A reading of zero indicates saturation, where water moves freely under gravity. As the number increases (representing higher tension), the plant must work harder to “drink.” This metric is critical because two different soils—a sandy loam and a heavy clay—can have the exact same volumetric water content (percentage of water by volume) but drastically different matric potentials. In clay, 20% water content might hold the water so tightly that the plant wilts, whereas in sand, 20% might be amply available. Therefore, measuring tension provides a universal indicator of water availability that applies across varying soil textures.

Engineering Principles of Digital Tensiometers

To measure this negative pressure directly, engineers utilize tensiometers. A tensiometer essentially acts as an artificial root. The core component of this technology is a porous ceramic cup or cone, which is permeable to water but, when saturated, creates a barrier to air up to a certain pressure. This ceramic interface is connected to a water-filled tube or reservoir, sealed at the top by a pressure sensor.

The operational principle relies on hydraulic equilibrium. When the ceramic cone is inserted into the soil, the water inside the cone comes into contact with the soil water through the ceramic’s micropores. If the soil is drier than the water inside the tensiometer, soil suction draws water out of the device through the ceramic. Because the system is sealed, this withdrawal creates a partial vacuum (negative pressure) inside the tube. A digital pressure transducer at the top detects this vacuum and converts it into a digital readout in millibars.

The device shown in the technical illustrations, the Blumat Digital Moisture Meter, incorporates this specific architecture. It features a high-grade porous ceramic cone at the base, which serves as the sensing interface. The upper housing contains the digital sensor mechanism. Unlike analog gauges which use a mechanical bourdon tube, the digital integration allows for precise quantification of the vacuum pressure, updating as the soil moisture fluctuates. When the soil is watered, the suction decreases, and water flows back into the sensor from the soil, lowering the vacuum reading.

Tensiometry vs. Electrical Conductivity

A fundamental distinction exists between tensiometers and the common “two-prong” moisture meters often found in hardware stores. The latter typically measure electrical conductivity (EC) or resistance between two metal electrodes. The theory is that water conducts electricity; therefore, more water equals less resistance. However, pure water is a poor conductor; dissolved salts (ions) facilitate the current.
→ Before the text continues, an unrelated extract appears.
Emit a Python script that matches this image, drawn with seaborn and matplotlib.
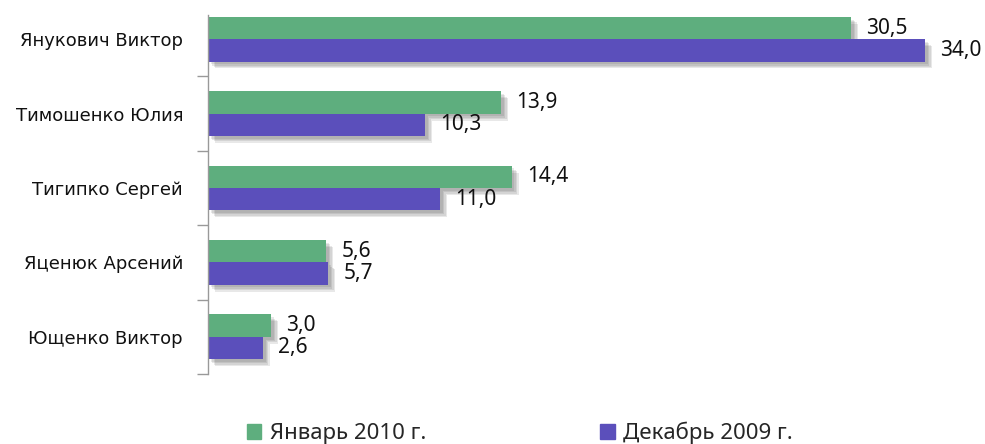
import matplotlib
matplotlib.use('Agg')
import numpy as np
import pandas as pd
import matplotlib.pyplot as plt
import matplotlib.patheffects as pe
from matplotlib.ticker import FixedLocator
import seaborn as sns

# данные рейтинга кандидатов
candidates = ['Янукович Виктор', 'Тимошенко Юлия', 'Тигипко Сергей',
              'Яценюк Арсений', 'Ющенко Виктор']
jan_2010 = [30.5, 13.9, 14.4, 5.6, 3.0]
dec_2009 = [34.0, 10.3, 11.0, 5.7, 2.6]
periods = ['Январь 2010 г.', 'Декабрь 2009 г.']
colors = ['#5eae7e', '#5b4fbb']

df = pd.DataFrame({
    'candidate': candidates * 2,
    'value': jan_2010 + dec_2009,
    'period': [periods[0]] * len(candidates) + [periods[1]] * len(candidates),
})

sns.set_style('white')
plt.rcParams['font.family'] = ['DejaVu Sans']

fig = plt.figure(figsize=(9.85, 4.44), dpi=100)
ax = fig.add_axes([208 / 985, 1 - 374 / 444, 767 / 985, 372 / 444])

sns.barplot(data=df, x='value', y='candidate', hue='period', orient='h',
            palette=colors, width=0.6, ax=ax, legend=False, saturation=1,
            linewidth=0)

# мягкая тень под столбиками
shadow = [pe.SimplePatchShadow(offset=(k, -k), shadow_rgbFace='#333333', alpha=0.11)
          for k in (5, 4, 3, 2)] + [pe.Normal()]
for cont in ax.containers:
    for bar in cont:
        bar.set_path_effects(shadow)
    vals = [b.get_width() for b in cont]
    ax.bar_label(cont, labels=[f'{v:.1f}'.replace('.', ',') for v in vals],
                 padding=11, fontsize=15, family='Noto Sans', color='#111111')

ax.set_xlim(0, 767 / (717 / 34.0))
ax.set_ylim(4.5, -0.5)
ax.set_xlabel('')
ax.set_ylabel('')
ax.set_xticks([])
ax.tick_params(axis='y', which='major', length=0, pad=18, labelsize=13)
ax.yaxis.set_minor_locator(FixedLocator(np.arange(0.5, 5, 1)))
ax.tick_params(axis='y', which='minor', length=8, width=1, color='#999999', left=True)
for lbl in ax.get_yticklabels():
    lbl.set_color('#111111')
for s in ['top', 'right', 'bottom']:
    ax.spines[s].set_visible(False)
ax.spines['left'].set_color('#999999')
ax.spines['left'].set_linewidth(1)
ax.spines['left'].set_bounds(4.5, -0.5 + 13 / 74)

handles = [plt.Rectangle((0, 0), 1, 1, color=c) for c in colors]
fig.legend(handles, periods, loc='lower center', bbox_to_anchor=(0.528, -0.045), ncol=2,
           frameon=False, handlelength=0.65, handleheight=0.65, handletextpad=0.4,
           columnspacing=7.8, prop={'family': 'Noto Sans', 'size': 16})

fig.savefig('out.png', dpi=100)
This reliance on conductivity introduces significant variables. If a gardener adds fertilizer (salts) to the soil, the conductivity increases, causing resistance-based meters to read “wet” even if the soil is critically dry. Conversely, in very pure media with distilled water, they may read “dry” when saturated. Tensiometers, utilizing the hydraulic pressure principle described above, are immune to these salinity variances. The measurement is purely physical—based on the suction force—rather than electrochemical. This makes devices employing ceramic tensiometry particularly valuable in “living soil” or intensive fertilization programs where nutrient loads would render conductivity sensors unreliable.

Future Outlook

The trajectory of soil moisture sensing implies a deeper integration into the Internet of Things (IoT). While current digital tensiometers provide precise local data, the next generation of development focuses on wireless connectivity and automated response. The principles of matric potential are being codified into algorithms that can control irrigation valves directly, maintaining soil not just at a scheduled interval, but at a specific tension target (e.g., maintaining a constant 80 mbar). Furthermore, advancements in ceramic materials aim to extend the range of measurement beyond the traditional limits (usually around 800 mbar before air entry breaks the vacuum), allowing for monitoring in xeric or dryland agricultural applications. The convergence of hydraulic engineering and data science promises to transform irrigation from a reactive maintenance task into a predictive, precision science.